What the task requires:
Omit all images, then return the remaining material exactly as it stands.

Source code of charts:

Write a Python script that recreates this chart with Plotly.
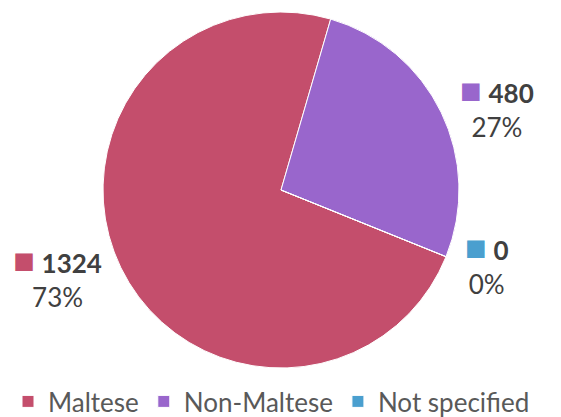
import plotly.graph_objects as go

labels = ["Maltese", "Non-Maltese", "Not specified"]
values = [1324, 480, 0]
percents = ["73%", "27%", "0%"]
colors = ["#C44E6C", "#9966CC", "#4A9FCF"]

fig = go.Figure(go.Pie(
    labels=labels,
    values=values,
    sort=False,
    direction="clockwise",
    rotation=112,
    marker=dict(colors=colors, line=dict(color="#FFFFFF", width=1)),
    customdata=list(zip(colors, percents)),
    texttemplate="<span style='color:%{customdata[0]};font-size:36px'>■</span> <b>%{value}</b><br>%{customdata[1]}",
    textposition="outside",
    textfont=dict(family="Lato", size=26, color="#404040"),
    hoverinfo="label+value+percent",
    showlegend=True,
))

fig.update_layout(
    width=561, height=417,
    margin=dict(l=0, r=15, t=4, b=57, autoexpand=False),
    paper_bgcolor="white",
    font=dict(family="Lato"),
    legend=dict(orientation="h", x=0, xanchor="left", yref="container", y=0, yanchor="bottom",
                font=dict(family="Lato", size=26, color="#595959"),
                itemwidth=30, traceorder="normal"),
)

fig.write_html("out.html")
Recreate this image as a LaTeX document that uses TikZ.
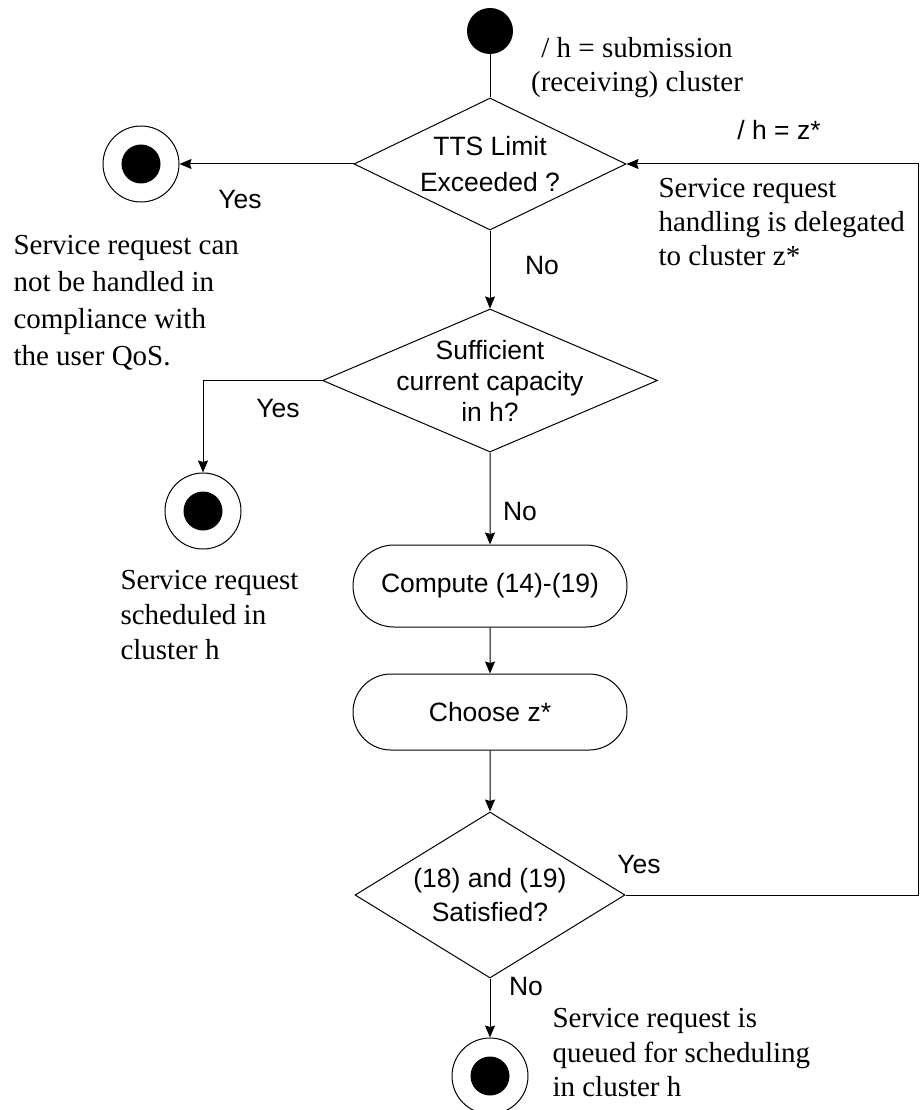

In response:
Write a Python script that recreates this chart with Plotly.
import plotly.graph_objects as go

labels = ["Maltese", "Non-Maltese", "Not specified"]
values = [1324, 480, 0]
percents = ["73%", "27%", "0%"]
colors = ["#C44E6C", "#9966CC", "#4A9FCF"]

fig = go.Figure(go.Pie(
    labels=labels,
    values=values,
    sort=False,
    direction="clockwise",
    rotation=112,
    marker=dict(colors=colors, line=dict(color="#FFFFFF", width=1)),
    customdata=list(zip(colors, percents)),
    texttemplate="<span style='color:%{customdata[0]};font-size:36px'>■</span> <b>%{value}</b><br>%{customdata[1]}",
    textposition="outside",
    textfont=dict(family="Lato", size=26, color="#404040"),
    hoverinfo="label+value+percent",
    showlegend=True,
))

fig.update_layout(
    width=561, height=417,
    margin=dict(l=0, r=15, t=4, b=57, autoexpand=False),
    paper_bgcolor="white",
    font=dict(family="Lato"),
    legend=dict(orientation="h", x=0, xanchor="left", yref="container", y=0, yanchor="bottom",
                font=dict(family="Lato", size=26, color="#595959"),
                itemwidth=30, traceorder="normal"),
)

fig.write_html("out.html")
Recreate this image as a LaTeX document that uses TikZ.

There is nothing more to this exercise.